Theatre review: The Ruling Class at Trafalgar Studios
Trafalgar Studios | ★★☆☆☆
Britain’s poshness obsession reaches new heights in The Ruling Class, a 1968 Peter Barnes play that shows its age in every scoffing caricature and fusty, laboured punchline. Aristocratic power may be super-relevant in today’s poshocracy, but the fact that it’s topical doesn’t mean this play has anything profound to say. Somewhere between the depiction of the ruling class as psychopathic, murderous villains and blundering BoJo-esque buffoons the play loses sight of what makes the aristocracy so pernicious – its quiet, unshakeable grip on power; its silent creep into the twenty-first century.
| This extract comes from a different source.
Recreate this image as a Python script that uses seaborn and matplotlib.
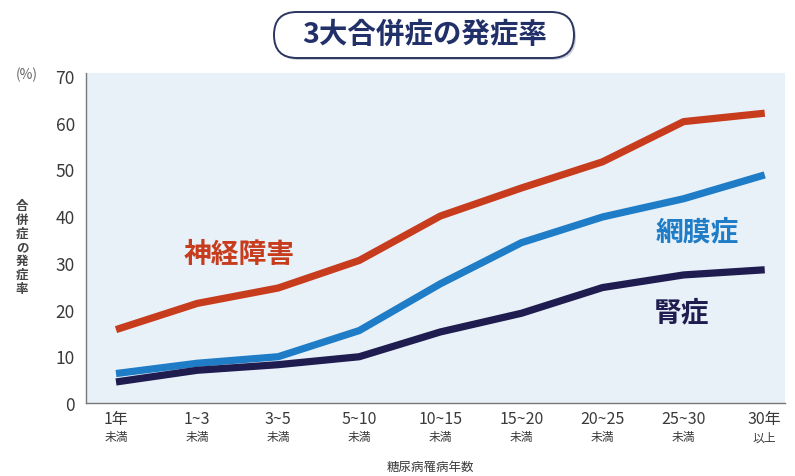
import matplotlib
matplotlib.use("Agg")
import matplotlib.pyplot as plt
import seaborn as sns
import pandas as pd
from matplotlib.patches import FancyBboxPatch
import matplotlib.transforms as mtransforms

categories = ["1年", "1~3", "3~5", "5~10", "10~15", "15~20", "20~25", "25~30", "30年"]
sublabels = ["未満", "未満", "未満", "未満", "未満", "未満", "未満", "未満", "以上"]
neuro = [15.7, 21.3, 24.6, 30.5, 40.0, 46.0, 51.6, 60.2, 62.0]
retina = [6.3, 8.5, 9.9, 15.5, 25.5, 34.3, 39.8, 43.7, 48.8]
kidney = [4.5, 7.0, 8.2, 9.9, 15.2, 19.2, 24.7, 27.4, 28.5]
series_names = ["神経障害", "網膜症", "腎症"]
colors = {"神経障害": "#c83c1e", "網膜症": "#1f7cc6", "腎症": "#1f1c50"}
yticks = [0, 10, 20, 30, 40, 50, 60, 70]

sns.set_theme(style="white")
plt.rcParams['font.family'] = ['Noto Sans CJK JP', 'DejaVu Sans']

rows = []
for name, vals in zip(series_names, [neuro, retina, kidney]):
    for i, v in enumerate(vals):
        rows.append({"idx": i, "val": v, "series": name})
df = pd.DataFrame(rows)

W, H = 795, 477
fig = plt.figure(figsize=(W / 100, H / 100), dpi=100)
fig.patch.set_facecolor("white")
ax = fig.add_axes([86 / W, 1 - 404 / H, (785 - 86) / W, (404 - 74) / H])
ax.set_facecolor("#e8f1f8")

sns.lineplot(data=df, x="idx", y="val", hue="series", palette=colors,
             hue_order=series_names, linewidth=5.2, ax=ax, legend=False,
             solid_capstyle="butt")

ax.set_xlim(-0.37, 8.25)
ax.set_ylim(0, 70.6)
ax.set_yticks(yticks)
ax.set_yticklabels([str(t) for t in yticks], fontsize=12.5, color="#3a3a3a")
ax.set_xticks(range(len(categories)))
ax.set_xticklabels(categories, fontsize=11.5, color="#3a3a3a")
ax.tick_params(axis="x", length=4, width=0.8, color="#777777", direction="in", pad=5)
ax.tick_params(axis="y", length=4, width=0.8, color="#777777", direction="out", pad=4)
for s in ["top", "right"]:
    ax.spines[s].set_visible(False)
for s in ["left", "bottom"]:
    ax.spines[s].set_color("#777777")
    ax.spines[s].set_linewidth(1.0)
ax.set_xlabel("")
ax.set_ylabel("")

trans = mtransforms.blended_transform_factory(ax.transData, fig.transFigure)
for i, s in enumerate(sublabels):
    ax.text(i, 1 - 438 / H, s, transform=trans, ha="center", va="center",
            fontsize=8.5, color="#3a3a3a")

# series labels
ax.text(1.52, 31.9, "神経障害", color=colors["神経障害"], fontsize=20, fontweight="bold", ha="center", va="center")
ax.text(7.17, 36.8, "網膜症", color=colors["網膜症"], fontsize=20, fontweight="bold", ha="center", va="center")
ax.text(6.97, 19.3, "腎症", color=colors["腎症"], fontsize=20, fontweight="bold", ha="center", va="center")

# axis titles
fig.text(22 / W, 1 - 248 / H, "\n".join("合併症の発症率"), fontsize=9, fontweight="bold",
         color="#444444", ha="center", va="center", linespacing=1.08)
fig.text(27 / W, 1 - 75 / H, "(%)", fontsize=10, color="#666666", ha="center", va="center")
fig.text(430 / W, 1 - 467 / H, "糖尿病罹病年数", fontsize=9, color="#3a3a3a", ha="center", va="center")

# title box (overlay in pixel coordinates)
ov = fig.add_axes([0, 0, 1, 1], zorder=5)
ov.set_xlim(0, W)
ov.set_ylim(0, H)
ov.axis("off")
ov.patch.set_alpha(0)
shadow = FancyBboxPatch((276, H - 61), 300, 46, boxstyle="round,pad=0,rounding_size=23",
                        facecolor="#c9ced8", edgecolor="none")
ov.add_patch(shadow)
box = FancyBboxPatch((274, H - 59), 300, 46, boxstyle="round,pad=0,rounding_size=23",
                     facecolor="white", edgecolor="#2a3560", linewidth=1.4)
ov.add_patch(box)
ov.text(425, H - 35, "3大合併症の発症率", fontsize=20.5, fontweight="bold",
        color="#22306a", ha="center", va="center")

fig.savefig("out.png", dpi=100)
But this production isn’t about poshness or class as much as it’s about James McAvoy. The diminutive thesp revives his partnership with director Jamie Lloyd in his role as 14th Earl of Gurney, a paranoid schizophrenic aristocrat who believes he is god. It’s the kind of manic, hammed-up performance that leaves you wondering whether the egomania belongs to the character or the actor. It struck me, watching it, that there are few things less dramatically interesting than a descent into inarticulate madness. He froths, he garbles, he shakes. Froth, garble, shake. Froth. Garble. Shake. For three hours.
The rest of the performances conform to familiar sub-Wilde drawing room cutouts one imagines actors get taught on day one of drama school.
The problem with plays like this is that they can’t help celebrating the very class they purport to chastise. The first scene ushers us into a world of the aristocratic kink and eccentricity we’re invited to laugh at, but also with. You can do what you want when you’re a member of the ruling class, even if that’s to auto-erotically asphyxiate yourself while wearing a tutu. To laugh impishly at the foibles of our overlords is the exactly the kind of thing Peter Cook was talking about when, in the 60s, he said “Britain is in danger of sinking, giggling into the sea.”